━━━ Material to process ━━━
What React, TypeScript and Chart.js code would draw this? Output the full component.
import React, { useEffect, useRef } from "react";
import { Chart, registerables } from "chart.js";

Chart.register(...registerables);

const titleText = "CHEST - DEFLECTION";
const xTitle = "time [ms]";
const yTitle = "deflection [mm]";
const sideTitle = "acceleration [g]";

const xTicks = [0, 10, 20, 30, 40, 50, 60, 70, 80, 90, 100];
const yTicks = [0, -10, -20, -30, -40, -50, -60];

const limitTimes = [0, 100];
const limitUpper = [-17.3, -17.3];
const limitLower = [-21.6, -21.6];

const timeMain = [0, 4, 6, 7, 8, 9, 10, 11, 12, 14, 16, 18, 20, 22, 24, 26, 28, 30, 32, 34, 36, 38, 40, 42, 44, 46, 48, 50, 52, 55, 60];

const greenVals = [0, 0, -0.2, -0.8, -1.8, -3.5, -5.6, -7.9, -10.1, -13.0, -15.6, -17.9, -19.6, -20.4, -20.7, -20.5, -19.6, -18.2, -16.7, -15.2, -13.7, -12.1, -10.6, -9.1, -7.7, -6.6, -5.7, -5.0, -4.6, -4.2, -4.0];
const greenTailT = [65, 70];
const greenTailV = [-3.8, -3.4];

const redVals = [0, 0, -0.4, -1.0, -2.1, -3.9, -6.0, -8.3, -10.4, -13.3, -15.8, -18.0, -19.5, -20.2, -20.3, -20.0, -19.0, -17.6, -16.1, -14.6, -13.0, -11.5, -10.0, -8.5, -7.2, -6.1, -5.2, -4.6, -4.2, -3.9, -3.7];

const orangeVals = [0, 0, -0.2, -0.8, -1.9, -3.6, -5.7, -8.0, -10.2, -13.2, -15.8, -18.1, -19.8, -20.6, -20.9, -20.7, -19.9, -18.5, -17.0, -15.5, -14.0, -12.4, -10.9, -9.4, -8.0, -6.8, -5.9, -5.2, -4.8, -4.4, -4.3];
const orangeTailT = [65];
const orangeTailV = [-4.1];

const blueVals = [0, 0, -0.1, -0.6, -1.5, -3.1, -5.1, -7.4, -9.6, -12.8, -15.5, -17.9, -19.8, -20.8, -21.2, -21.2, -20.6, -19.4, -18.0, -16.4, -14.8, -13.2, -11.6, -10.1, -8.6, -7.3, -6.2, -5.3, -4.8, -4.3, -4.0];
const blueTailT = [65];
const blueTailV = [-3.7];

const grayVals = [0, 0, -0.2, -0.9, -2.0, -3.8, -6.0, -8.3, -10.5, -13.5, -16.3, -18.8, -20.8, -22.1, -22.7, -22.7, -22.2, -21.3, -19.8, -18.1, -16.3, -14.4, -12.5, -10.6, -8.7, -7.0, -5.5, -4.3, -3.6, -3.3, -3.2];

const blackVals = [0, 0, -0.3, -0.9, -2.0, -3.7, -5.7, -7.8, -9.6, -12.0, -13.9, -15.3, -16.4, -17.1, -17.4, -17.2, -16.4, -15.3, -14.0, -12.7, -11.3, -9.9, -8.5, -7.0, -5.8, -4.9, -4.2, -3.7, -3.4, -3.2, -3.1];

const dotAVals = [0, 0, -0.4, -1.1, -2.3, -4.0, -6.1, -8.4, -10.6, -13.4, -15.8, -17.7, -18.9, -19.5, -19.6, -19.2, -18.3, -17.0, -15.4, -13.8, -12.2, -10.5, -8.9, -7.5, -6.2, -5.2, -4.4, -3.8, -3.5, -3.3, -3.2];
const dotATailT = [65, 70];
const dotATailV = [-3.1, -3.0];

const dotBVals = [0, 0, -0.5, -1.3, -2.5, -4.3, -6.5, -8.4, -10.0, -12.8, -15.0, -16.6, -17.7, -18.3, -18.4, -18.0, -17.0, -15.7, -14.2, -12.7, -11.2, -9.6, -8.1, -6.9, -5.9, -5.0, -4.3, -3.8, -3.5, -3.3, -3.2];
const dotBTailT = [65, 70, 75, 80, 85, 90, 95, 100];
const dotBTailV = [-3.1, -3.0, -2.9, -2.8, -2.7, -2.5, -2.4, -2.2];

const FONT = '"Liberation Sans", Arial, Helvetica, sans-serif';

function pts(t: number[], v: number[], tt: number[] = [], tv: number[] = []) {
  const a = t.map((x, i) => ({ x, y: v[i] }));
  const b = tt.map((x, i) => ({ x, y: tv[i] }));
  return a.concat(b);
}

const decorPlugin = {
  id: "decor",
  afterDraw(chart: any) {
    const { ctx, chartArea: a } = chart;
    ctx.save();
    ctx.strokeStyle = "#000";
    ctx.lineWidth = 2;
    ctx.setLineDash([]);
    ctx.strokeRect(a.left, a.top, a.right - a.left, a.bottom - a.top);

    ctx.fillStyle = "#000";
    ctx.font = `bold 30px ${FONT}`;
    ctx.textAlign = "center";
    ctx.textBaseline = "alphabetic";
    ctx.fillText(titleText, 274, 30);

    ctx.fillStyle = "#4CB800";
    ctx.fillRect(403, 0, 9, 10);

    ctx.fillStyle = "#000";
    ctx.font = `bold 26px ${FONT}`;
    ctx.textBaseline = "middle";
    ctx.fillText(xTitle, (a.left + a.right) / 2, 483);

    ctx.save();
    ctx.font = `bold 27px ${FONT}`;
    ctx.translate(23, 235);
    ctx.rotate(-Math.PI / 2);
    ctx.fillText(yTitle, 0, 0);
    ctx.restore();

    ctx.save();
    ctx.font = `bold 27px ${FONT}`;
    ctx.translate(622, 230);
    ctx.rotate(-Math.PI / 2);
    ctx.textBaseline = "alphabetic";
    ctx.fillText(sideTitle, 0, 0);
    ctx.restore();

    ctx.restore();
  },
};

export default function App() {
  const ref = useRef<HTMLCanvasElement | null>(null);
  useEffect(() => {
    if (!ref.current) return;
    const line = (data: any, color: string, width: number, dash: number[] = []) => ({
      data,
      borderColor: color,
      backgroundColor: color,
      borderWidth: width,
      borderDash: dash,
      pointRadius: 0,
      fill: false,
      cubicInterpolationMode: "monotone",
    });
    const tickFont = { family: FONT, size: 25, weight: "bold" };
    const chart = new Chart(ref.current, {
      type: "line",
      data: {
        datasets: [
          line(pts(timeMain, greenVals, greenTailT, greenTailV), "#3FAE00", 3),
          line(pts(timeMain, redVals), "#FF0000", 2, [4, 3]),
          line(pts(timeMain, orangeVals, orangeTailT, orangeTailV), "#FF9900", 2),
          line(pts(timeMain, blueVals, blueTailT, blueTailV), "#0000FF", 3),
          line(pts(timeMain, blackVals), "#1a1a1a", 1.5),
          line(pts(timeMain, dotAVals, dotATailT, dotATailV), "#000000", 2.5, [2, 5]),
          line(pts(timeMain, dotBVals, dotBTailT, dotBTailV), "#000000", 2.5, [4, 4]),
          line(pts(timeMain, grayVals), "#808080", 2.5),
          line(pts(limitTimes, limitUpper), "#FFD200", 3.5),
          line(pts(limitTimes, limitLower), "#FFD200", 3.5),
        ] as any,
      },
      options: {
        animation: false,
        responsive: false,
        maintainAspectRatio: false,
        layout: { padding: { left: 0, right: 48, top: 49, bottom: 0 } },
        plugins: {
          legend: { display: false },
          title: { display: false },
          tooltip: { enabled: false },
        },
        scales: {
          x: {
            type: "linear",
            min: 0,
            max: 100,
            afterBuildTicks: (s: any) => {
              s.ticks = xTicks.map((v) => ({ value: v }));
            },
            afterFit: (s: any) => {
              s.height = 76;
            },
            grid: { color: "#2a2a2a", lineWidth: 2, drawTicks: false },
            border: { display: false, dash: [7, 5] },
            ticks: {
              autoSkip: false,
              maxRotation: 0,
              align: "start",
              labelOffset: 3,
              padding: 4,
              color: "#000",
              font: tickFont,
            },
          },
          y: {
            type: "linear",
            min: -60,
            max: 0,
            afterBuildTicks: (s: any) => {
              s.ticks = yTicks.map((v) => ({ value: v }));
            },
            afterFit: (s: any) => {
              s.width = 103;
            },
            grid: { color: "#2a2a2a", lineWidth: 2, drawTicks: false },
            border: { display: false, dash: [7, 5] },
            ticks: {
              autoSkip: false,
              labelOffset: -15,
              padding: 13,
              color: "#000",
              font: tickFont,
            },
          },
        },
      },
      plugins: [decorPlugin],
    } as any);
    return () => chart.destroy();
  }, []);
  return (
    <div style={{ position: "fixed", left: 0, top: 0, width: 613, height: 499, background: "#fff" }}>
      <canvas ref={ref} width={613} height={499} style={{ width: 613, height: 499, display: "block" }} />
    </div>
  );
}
━━━
━━━ Material to process ━━━
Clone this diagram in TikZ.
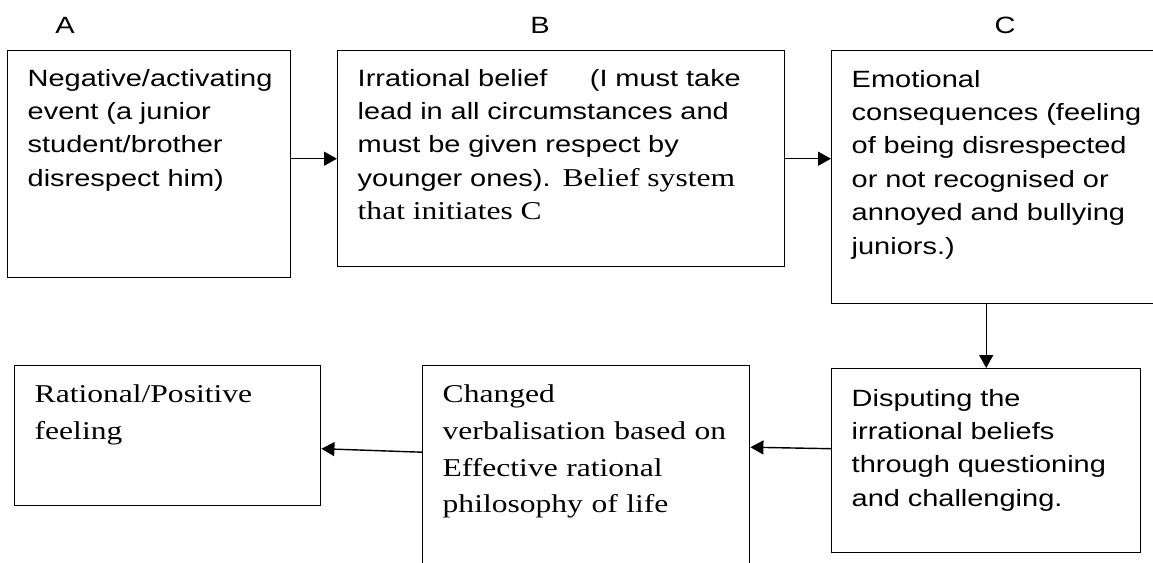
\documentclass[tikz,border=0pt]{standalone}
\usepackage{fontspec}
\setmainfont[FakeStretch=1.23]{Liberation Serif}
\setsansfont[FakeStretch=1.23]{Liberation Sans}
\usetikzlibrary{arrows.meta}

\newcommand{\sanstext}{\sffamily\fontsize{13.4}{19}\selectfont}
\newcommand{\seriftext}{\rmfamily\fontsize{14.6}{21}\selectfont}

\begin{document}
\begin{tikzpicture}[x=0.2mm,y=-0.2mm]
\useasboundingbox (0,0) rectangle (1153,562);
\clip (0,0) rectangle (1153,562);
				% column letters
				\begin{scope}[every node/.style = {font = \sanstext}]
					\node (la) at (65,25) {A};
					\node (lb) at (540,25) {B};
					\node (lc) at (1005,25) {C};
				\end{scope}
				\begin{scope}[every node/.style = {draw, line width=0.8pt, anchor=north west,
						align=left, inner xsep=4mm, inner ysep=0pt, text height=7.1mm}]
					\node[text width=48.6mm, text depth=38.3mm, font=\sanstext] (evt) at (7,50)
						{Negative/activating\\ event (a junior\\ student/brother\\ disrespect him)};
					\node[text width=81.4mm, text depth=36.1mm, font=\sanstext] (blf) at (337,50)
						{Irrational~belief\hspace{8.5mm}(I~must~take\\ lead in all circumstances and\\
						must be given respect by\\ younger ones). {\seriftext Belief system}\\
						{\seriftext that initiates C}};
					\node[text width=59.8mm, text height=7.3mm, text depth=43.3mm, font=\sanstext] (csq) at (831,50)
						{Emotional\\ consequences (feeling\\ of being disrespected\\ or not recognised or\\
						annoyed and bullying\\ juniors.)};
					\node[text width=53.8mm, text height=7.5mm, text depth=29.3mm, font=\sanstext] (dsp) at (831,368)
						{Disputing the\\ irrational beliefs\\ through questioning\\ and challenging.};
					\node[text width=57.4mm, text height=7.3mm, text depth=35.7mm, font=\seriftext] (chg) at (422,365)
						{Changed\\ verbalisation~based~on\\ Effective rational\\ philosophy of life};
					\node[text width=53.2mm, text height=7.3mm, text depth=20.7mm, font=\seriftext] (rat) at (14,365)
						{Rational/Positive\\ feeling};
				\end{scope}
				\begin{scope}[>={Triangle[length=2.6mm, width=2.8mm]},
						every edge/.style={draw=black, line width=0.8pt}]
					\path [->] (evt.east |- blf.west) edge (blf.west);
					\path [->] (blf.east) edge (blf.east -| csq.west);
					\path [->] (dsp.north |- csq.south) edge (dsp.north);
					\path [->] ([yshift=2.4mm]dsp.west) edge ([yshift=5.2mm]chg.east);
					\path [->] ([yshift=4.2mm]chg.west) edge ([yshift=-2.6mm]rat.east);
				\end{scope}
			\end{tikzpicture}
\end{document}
━━━
Extract the span of lines that starts with the line containing "What React, TypeScript" and ends with the line containing "const yTicks = [0, -10, -20, -30, -40, -50, -60];". Keep it exact and add nothing.

_The solution_:
What React, TypeScript and Chart.js code would draw this? Output the full component.
import React, { useEffect, useRef } from "react";
import { Chart, registerables } from "chart.js";

Chart.register(...registerables);

const titleText = "CHEST - DEFLECTION";
const xTitle = "time [ms]";
const yTitle = "deflection [mm]";
const sideTitle = "acceleration [g]";

const xTicks = [0, 10, 20, 30, 40, 50, 60, 70, 80, 90, 100];
const yTicks = [0, -10, -20, -30, -40, -50, -60];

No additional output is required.